Jamie Donaldson will make his Masters debut on Thursday, giving Wales two competitors in the Augusta field for the first time in nine years.
The 37-year-old secured his invitation by finishing inside the top 50 in the world rankings at the end of 2012.
He will join Ian Woosnam, who is invited to play each year having won the tournament in 1991 and will be making his 25th appearance in total.
"It's going to be a tough week," Donaldson conceded.
"But if the course suits my eye and I play great you never know what's going to happen.
"I'm not putting too much pressure on myself but I'll be going through my normal procedures and doing the best I can."
Donaldson's victory at the Abu Dhabi HSBC Championship in January propelled him into the world's top 30 for the first time in his career.
His form has been "up and down" since, he admits, his tied-seventh finish at the 2012 USPGA Championship proved he has the appetite for the major stage.

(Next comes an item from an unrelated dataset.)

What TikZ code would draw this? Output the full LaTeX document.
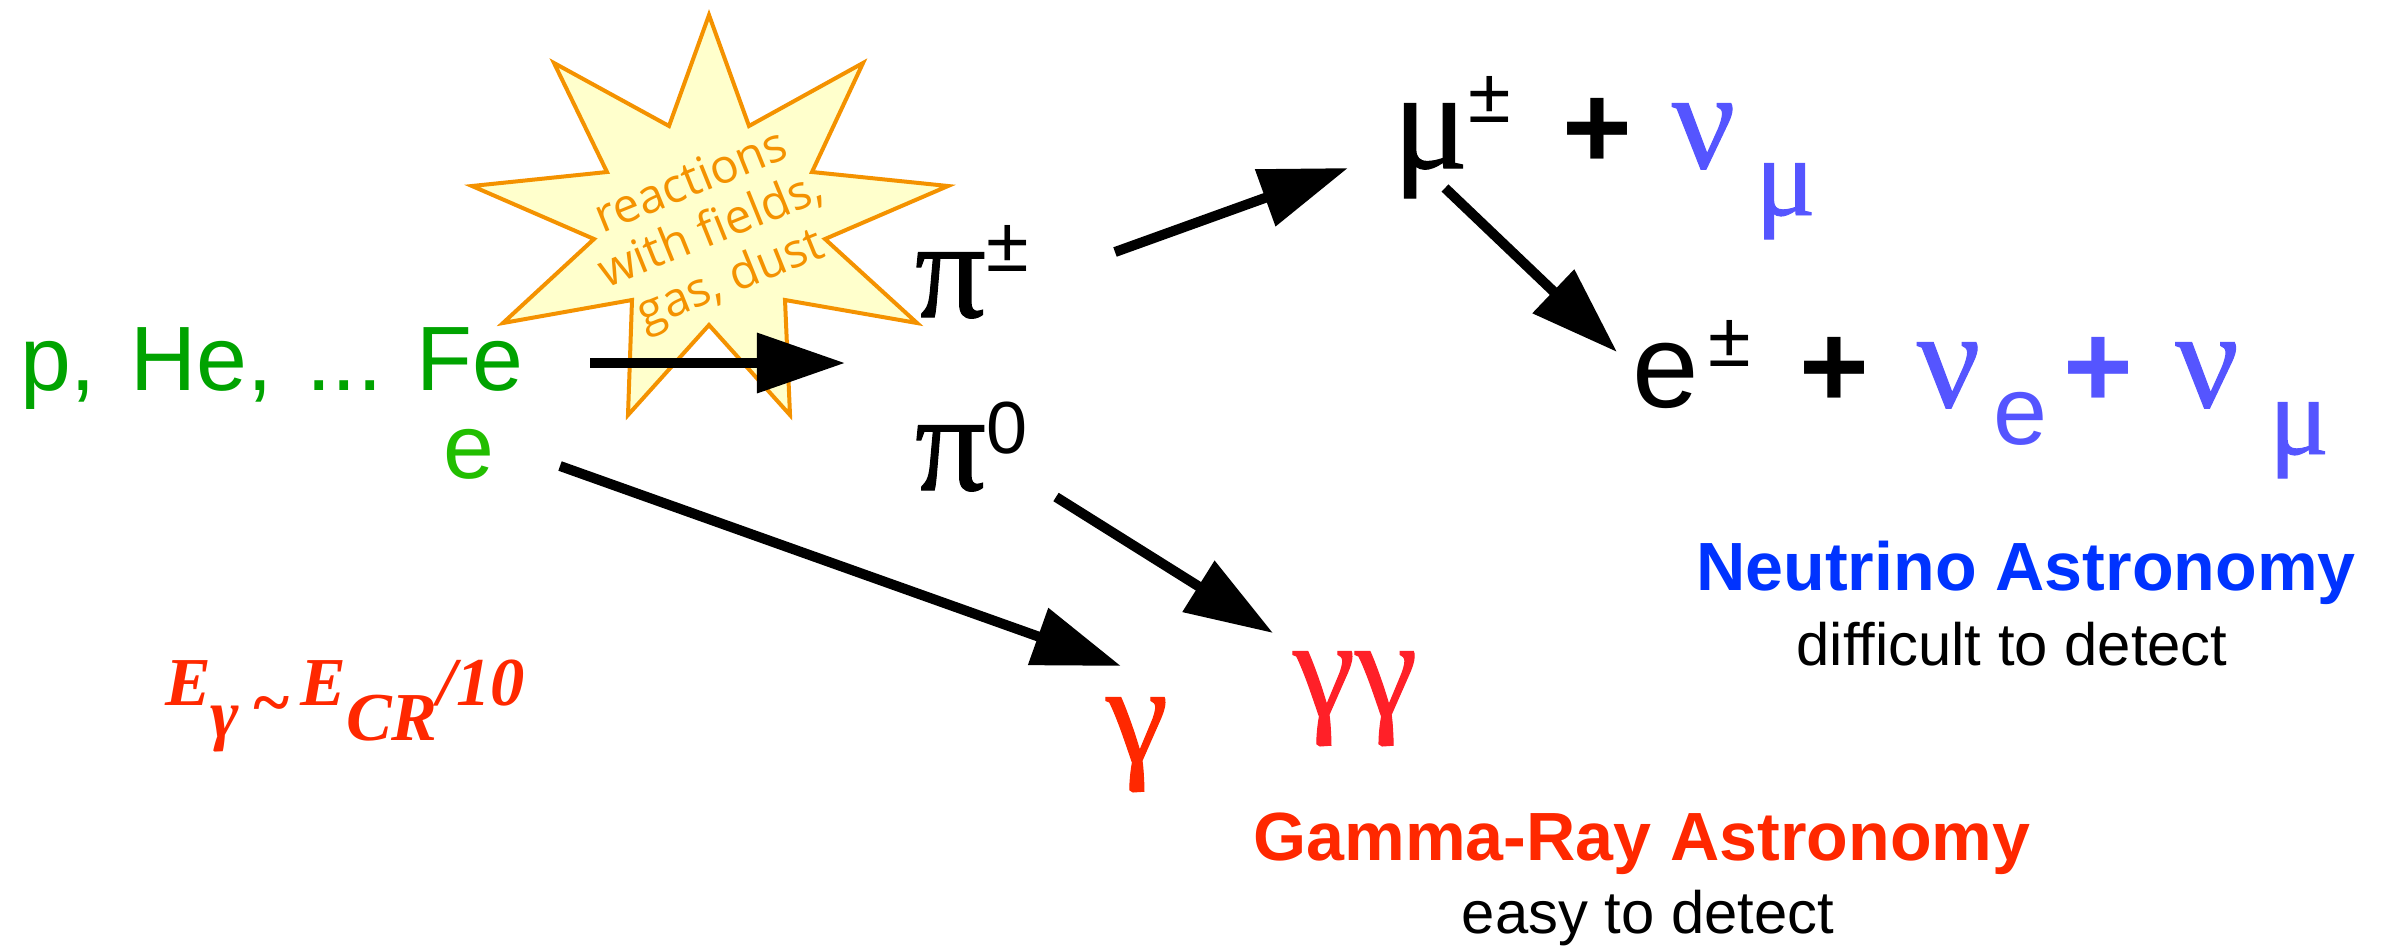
\documentclass[tikz,border=0pt]{standalone}
\usepackage{fontspec}
\setmainfont{Liberation Sans}
\newfontfamily\greekfont[FakeBold=0.8]{Liberation Serif}
\newfontfamily\ratiofont{Liberation Serif}
\newfontfamily\burstfont{Open Sans}
\usetikzlibrary{arrows.meta}

\definecolor{crgreen}{RGB}{0,163,0}
\definecolor{egreen}{RGB}{34,190,0}
\definecolor{burstorange}{RGB}{244,146,0}
\definecolor{burstfill}{RGB}{255,255,204}
\definecolor{nublue}{RGB}{85,85,255}
\definecolor{nutitle}{RGB}{0,51,255}
\definecolor{gammared}{RGB}{255,40,0}
\definecolor{ggred}{RGB}{255,32,40}

\newcommand{\grk}[1]{{\greekfont\fontsize{40pt}{40pt}\selectfont #1}}
\newcommand{\grksub}[1]{\raisebox{-0.47cm}{\greekfont\fontsize{32pt}{32pt}\selectfont #1}}
\newcommand{\esub}{\raisebox{-0.37cm}{\fontsize{27.6pt}{27.6pt}\selectfont e}}
\newcommand{\pmsup}[1][0.45cm]{\raisebox{#1}{\fontsize{22pt}{22pt}\selectfont ±}}
\newcommand{\bigplus}{{\fontsize{34pt}{34pt}\selectfont\bfseries +}}

\begin{document}
\begin{tikzpicture}[x=0.01cm, y=-0.01cm,
    every node/.style={inner sep=0pt, outer sep=0pt},
    arr/.style={line width=0.1cm, -{Triangle[length=0.88cm, width=0.58cm]}},
    particle/.style={anchor=base west, font=\fontsize{34pt}{34pt}\selectfont},
    astrotitle/.style={anchor=base, font=\fontsize{19.4pt}{19.4pt}\selectfont\bfseries},
    astronote/.style={anchor=base, font=\fontsize{17pt}{17pt}\selectfont}
  ]
  \useasboundingbox (0,0) rectangle (2386,945);

  % starburst
  \draw[burstorange, fill=burstfill, line width=0.04cm, line join=miter]
    (709,15) -- (749,126) -- (863,63) -- (812,172) -- (948,186) -- (825,239)
    -- (917,323) -- (785,300) -- (790,415) -- (709,325) -- (628,415) -- (632,300)
    -- (503,323) -- (594,239) -- (472,186) -- (607,172) -- (554,63) -- (669,126) -- cycle;
  \node[rotate=22, align=center, text=burstorange, font=\burstfont\fontsize{13.5pt}{15pt}\selectfont] (bursttext) at (712,233) {reactions\\with fields,\\gas, dust};

  % cosmic rays
  \node[anchor=base west, text=crgreen, font=\fontsize{26pt}{26pt}\selectfont] (crays) at (20,390) {p,\hspace{0.34cm}He,\hspace{0.34cm}...\hspace{0.34cm}Fe};
  \node[anchor=base west, text=egreen, font=\fontsize{26pt}{26pt}\selectfont] (elec) at (443,478) {e};

  % pions and decay products
  \node[anchor=base west] (pipm) at (915,317) {\grk{π}\pmsup};
  \node[anchor=base west] (pizero) at (915,490) {\grk{π}\raisebox{0.36cm}{\fontsize{21pt}{21pt}\selectfont 0}};
  \node[particle] (mupm) at (1393,168) {\grk{μ}\pmsup\hspace{0.52cm}\bigplus\hspace{0.39cm}\textcolor{nublue}{\grk{ν}\hspace{0.2cm}\grksub{μ}}};
  \node[particle] (epm) at (1632,407) {e\hspace{0.1cm}\pmsup[0.40cm]\hspace{0.48cm}\bigplus\hspace{0.48cm}\textcolor{nublue}{\grk{ν}\hspace{0.13cm}\esub\hspace{0.16cm}\bigplus\hspace{0.42cm}\grk{ν}\hspace{0.3cm}\grksub{μ}}};
  \node[anchor=base west, text=gammared] (gam) at (1106,762) {\grk{γ}};
  \node[anchor=base west, text=ggred] (gamgam) at (1293,716) {\grk{γγ}};

  % labels
  \node[astrotitle, text=nutitle] (nuastro) at (2026,590) {Neutrino Astronomy};
  \node[astronote] (nudet) at (2012,665) {difficult to detect};
  \node[astrotitle, text=gammared] (gamastro) at (1642,860) {Gamma-Ray Astronomy};
  \node[astronote] (gamdet) at (1648,933) {easy to detect};
  \node[anchor=base west, text=gammared, font=\ratiofont\bfseries\itshape\fontsize{19.5pt}{19.5pt}\selectfont] (eratio) at (165,705)
    {E\raisebox{-0.32cm}{γ}\hspace{0.12cm}\raisebox{-0.2cm}{\textasciitilde}\hspace{0.1cm}E\raisebox{-0.35cm}{CR}/10};

  % arrow ends
  \coordinate (crays-out) at (590,363);
  \coordinate (pion-in) at (845,363);
  \coordinate (pipm-out) at (1115,252);
  \coordinate (mupm-in) at (1348,168);
  \coordinate (mupm-out) at (1445,188);
  \coordinate (epm-in) at (1617,352);
  \coordinate (elec-out) at (560,466);
  \coordinate (gam-in) at (1121,666);
  \coordinate (pizero-out) at (1056,497);
  \coordinate (gamgam-in) at (1273,633);

  \draw[arr] (crays-out) -- (pion-in);
  \draw[arr] (pipm-out) -- (mupm-in);
  \draw[arr] (mupm-out) -- (epm-in);
  \draw[arr] (elec-out) -- (gam-in);
  \draw[arr] (pizero-out) -- (gamgam-in);
\end{tikzpicture}
\end{document}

Two Welsh golfers last appeared in a Masters in 2004 when Phil Price joined Woosnam.
"It's nice to say there's another Welshman playing," said Woosnam, whose withdrawal with a back injury in 2007 left Bradley Dredge to make his debut as that year's sole Welshman.
"Jamie's played some great golf recently and it's been great to be able to pass on a bit of experience."
While Woosnam relishes returning each year to the scene of his only major triumph, the 55-year-old has found the undulating course to be an increasingly strenuous challenge.
Back problems make completing the course a minor victory, and a lack of competitive golf adds to the difficulty.
Woosnam has failed to make the halfway cut in 11 out of this last 12 outings, and arrives at Augusta having not played tournament golf since December.
"It's my own personal battle to make the cut now," he said. "Over the last few years there's only one thing that's been letting me down, and that's my putting.
"If I can putt a bit better I've got a chance."
Woosnam will be in the third group out at 13:22 BST when play starts on Thursday, alongside England's David Lynn and American Kevin Na.
Some three hours later, Donaldson will stand on the first tee for the first time with Mark O'Meara, the 1998 champion from America, and Scotsman Martin Laird.
Woosnam well remembers his Masters debut in 1988, when he missed the cut, and said nerves will inevitably be a factor for his fellow countryman.
"Everyone will be feeling some nerves, it's a just a question of trying to control them and the adrenaline," he said.
"It's a pretty wide-open fairway on the first and you've just got to stand there and enjoy the moment."
Tiger Woods is favourite to collect a fifth Green Jacket and win his first major title since 2008. No British player has taken the prize since Nick Faldo in 1996.